**Goal of the exercise**
Transcribe the whole listing below without changing a word, but leave out every image.

#### Information provided ####

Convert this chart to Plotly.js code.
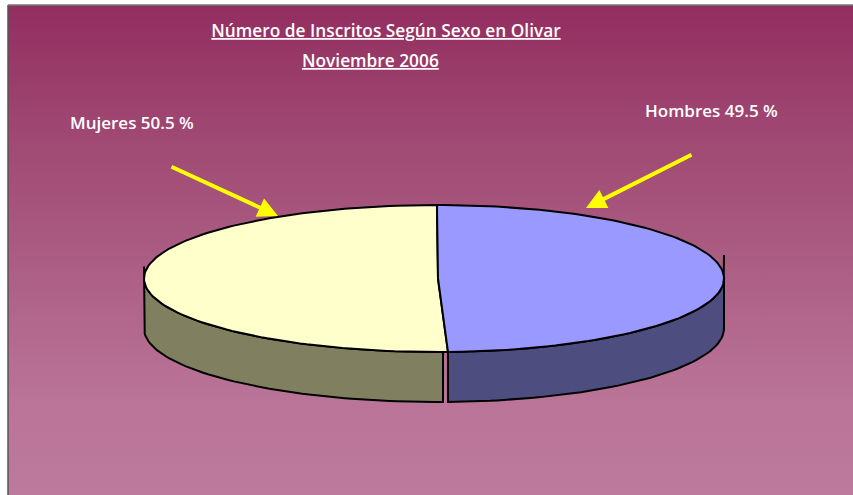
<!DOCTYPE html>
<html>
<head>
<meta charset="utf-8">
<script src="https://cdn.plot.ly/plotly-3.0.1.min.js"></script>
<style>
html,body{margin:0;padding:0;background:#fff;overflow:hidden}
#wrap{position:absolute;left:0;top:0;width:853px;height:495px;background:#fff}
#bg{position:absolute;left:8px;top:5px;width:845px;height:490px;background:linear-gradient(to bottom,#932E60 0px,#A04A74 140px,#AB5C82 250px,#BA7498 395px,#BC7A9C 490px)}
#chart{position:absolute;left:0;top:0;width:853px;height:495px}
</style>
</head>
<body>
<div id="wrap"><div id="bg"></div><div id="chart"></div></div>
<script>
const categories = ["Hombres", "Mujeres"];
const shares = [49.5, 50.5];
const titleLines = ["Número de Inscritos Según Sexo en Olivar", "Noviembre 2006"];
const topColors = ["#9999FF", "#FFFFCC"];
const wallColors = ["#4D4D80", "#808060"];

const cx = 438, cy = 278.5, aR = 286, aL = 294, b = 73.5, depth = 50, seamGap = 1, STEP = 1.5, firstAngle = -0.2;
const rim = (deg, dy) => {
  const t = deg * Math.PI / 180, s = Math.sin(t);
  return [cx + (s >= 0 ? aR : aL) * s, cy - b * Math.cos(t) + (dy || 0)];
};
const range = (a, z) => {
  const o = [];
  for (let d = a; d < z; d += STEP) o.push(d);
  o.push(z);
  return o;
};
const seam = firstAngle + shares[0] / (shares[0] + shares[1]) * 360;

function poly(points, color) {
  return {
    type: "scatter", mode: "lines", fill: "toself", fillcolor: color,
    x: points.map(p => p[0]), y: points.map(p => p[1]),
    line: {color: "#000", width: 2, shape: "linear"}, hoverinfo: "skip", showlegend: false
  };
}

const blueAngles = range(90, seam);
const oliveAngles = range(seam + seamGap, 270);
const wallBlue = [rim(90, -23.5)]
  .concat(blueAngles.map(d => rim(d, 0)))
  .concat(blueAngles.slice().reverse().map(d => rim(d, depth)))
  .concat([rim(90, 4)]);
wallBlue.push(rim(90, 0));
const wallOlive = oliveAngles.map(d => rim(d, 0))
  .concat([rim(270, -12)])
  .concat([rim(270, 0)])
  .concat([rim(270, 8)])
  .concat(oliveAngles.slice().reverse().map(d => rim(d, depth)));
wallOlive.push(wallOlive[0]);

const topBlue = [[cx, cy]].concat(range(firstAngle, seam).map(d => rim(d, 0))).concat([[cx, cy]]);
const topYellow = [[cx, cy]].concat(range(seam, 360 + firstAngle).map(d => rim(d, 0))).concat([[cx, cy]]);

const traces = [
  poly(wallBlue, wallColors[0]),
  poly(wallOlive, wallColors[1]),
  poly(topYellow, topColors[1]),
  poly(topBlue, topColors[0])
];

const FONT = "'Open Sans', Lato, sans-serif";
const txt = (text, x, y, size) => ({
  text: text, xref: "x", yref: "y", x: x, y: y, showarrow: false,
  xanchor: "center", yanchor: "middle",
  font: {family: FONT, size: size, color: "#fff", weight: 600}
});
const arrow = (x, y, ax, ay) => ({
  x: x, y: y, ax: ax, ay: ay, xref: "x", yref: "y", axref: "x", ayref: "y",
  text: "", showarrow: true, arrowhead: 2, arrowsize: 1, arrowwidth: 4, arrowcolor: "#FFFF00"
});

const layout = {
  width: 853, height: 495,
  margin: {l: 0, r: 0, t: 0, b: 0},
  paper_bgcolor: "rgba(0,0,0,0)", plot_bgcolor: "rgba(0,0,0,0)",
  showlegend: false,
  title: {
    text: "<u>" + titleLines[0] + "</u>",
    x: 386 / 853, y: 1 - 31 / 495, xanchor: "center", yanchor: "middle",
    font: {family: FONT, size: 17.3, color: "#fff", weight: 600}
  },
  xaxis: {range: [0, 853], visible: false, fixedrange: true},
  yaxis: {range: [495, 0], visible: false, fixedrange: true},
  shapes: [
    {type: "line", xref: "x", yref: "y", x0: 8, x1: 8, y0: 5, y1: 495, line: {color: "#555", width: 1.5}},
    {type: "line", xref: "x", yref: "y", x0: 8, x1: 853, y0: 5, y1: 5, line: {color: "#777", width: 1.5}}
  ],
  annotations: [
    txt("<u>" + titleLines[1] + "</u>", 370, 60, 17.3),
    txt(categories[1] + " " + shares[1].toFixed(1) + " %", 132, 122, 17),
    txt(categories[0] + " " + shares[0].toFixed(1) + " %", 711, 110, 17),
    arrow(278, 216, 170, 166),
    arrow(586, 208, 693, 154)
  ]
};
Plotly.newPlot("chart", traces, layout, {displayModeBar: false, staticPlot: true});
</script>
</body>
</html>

####

**Response to this exercise**
Convert this chart to Plotly.js code.
<!DOCTYPE html>
<html>
<head>
<meta charset="utf-8">
<script src="https://cdn.plot.ly/plotly-3.0.1.min.js"></script>
<style>
html,body{margin:0;padding:0;background:#fff;overflow:hidden}
#wrap{position:absolute;left:0;top:0;width:853px;height:495px;background:#fff}
#bg{position:absolute;left:8px;top:5px;width:845px;height:490px;background:linear-gradient(to bottom,#932E60 0px,#A04A74 140px,#AB5C82 250px,#BA7498 395px,#BC7A9C 490px)}
#chart{position:absolute;left:0;top:0;width:853px;height:495px}
</style>
</head>
<body>
<div id="wrap"><div id="bg"></div><div id="chart"></div></div>
<script>
const categories = ["Hombres", "Mujeres"];
const shares = [49.5, 50.5];
const titleLines = ["Número de Inscritos Según Sexo en Olivar", "Noviembre 2006"];
const topColors = ["#9999FF", "#FFFFCC"];
const wallColors = ["#4D4D80", "#808060"];

const cx = 438, cy = 278.5, aR = 286, aL = 294, b = 73.5, depth = 50, seamGap = 1, STEP = 1.5, firstAngle = -0.2;
const rim = (deg, dy) => {
  const t = deg * Math.PI / 180, s = Math.sin(t);
  return [cx + (s >= 0 ? aR : aL) * s, cy - b * Math.cos(t) + (dy || 0)];
};
const range = (a, z) => {
  const o = [];
  for (let d = a; d < z; d += STEP) o.push(d);
  o.push(z);
  return o;
};
const seam = firstAngle + shares[0] / (shares[0] + shares[1]) * 360;

function poly(points, color) {
  return {
    type: "scatter", mode: "lines", fill: "toself", fillcolor: color,
    x: points.map(p => p[0]), y: points.map(p => p[1]),
    line: {color: "#000", width: 2, shape: "linear"}, hoverinfo: "skip", showlegend: false
  };
}

const blueAngles = range(90, seam);
const oliveAngles = range(seam + seamGap, 270);
const wallBlue = [rim(90, -23.5)]
  .concat(blueAngles.map(d => rim(d, 0)))
  .concat(blueAngles.slice().reverse().map(d => rim(d, depth)))
  .concat([rim(90, 4)]);
wallBlue.push(rim(90, 0));
const wallOlive = oliveAngles.map(d => rim(d, 0))
  .concat([rim(270, -12)])
  .concat([rim(270, 0)])
  .concat([rim(270, 8)])
  .concat(oliveAngles.slice().reverse().map(d => rim(d, depth)));
wallOlive.push(wallOlive[0]);

const topBlue = [[cx, cy]].concat(range(firstAngle, seam).map(d => rim(d, 0))).concat([[cx, cy]]);
const topYellow = [[cx, cy]].concat(range(seam, 360 + firstAngle).map(d => rim(d, 0))).concat([[cx, cy]]);

const traces = [
  poly(wallBlue, wallColors[0]),
  poly(wallOlive, wallColors[1]),
  poly(topYellow, topColors[1]),
  poly(topBlue, topColors[0])
];

const FONT = "'Open Sans', Lato, sans-serif";
const txt = (text, x, y, size) => ({
  text: text, xref: "x", yref: "y", x: x, y: y, showarrow: false,
  xanchor: "center", yanchor: "middle",
  font: {family: FONT, size: size, color: "#fff", weight: 600}
});
const arrow = (x, y, ax, ay) => ({
  x: x, y: y, ax: ax, ay: ay, xref: "x", yref: "y", axref: "x", ayref: "y",
  text: "", showarrow: true, arrowhead: 2, arrowsize: 1, arrowwidth: 4, arrowcolor: "#FFFF00"
});

const layout = {
  width: 853, height: 495,
  margin: {l: 0, r: 0, t: 0, b: 0},
  paper_bgcolor: "rgba(0,0,0,0)", plot_bgcolor: "rgba(0,0,0,0)",
  showlegend: false,
  title: {
    text: "<u>" + titleLines[0] + "</u>",
    x: 386 / 853, y: 1 - 31 / 495, xanchor: "center", yanchor: "middle",
    font: {family: FONT, size: 17.3, color: "#fff", weight: 600}
  },
  xaxis: {range: [0, 853], visible: false, fixedrange: true},
  yaxis: {range: [495, 0], visible: false, fixedrange: true},
  shapes: [
    {type: "line", xref: "x", yref: "y", x0: 8, x1: 8, y0: 5, y1: 495, line: {color: "#555", width: 1.5}},
    {type: "line", xref: "x", yref: "y", x0: 8, x1: 853, y0: 5, y1: 5, line: {color: "#777", width: 1.5}}
  ],
  annotations: [
    txt("<u>" + titleLines[1] + "</u>", 370, 60, 17.3),
    txt(categories[1] + " " + shares[1].toFixed(1) + " %", 132, 122, 17),
    txt(categories[0] + " " + shares[0].toFixed(1) + " %", 711, 110, 17),
    arrow(278, 216, 170, 166),
    arrow(586, 208, 693, 154)
  ]
};
Plotly.newPlot("chart", traces, layout, {displayModeBar: false, staticPlot: true});
</script>
</body>
</html>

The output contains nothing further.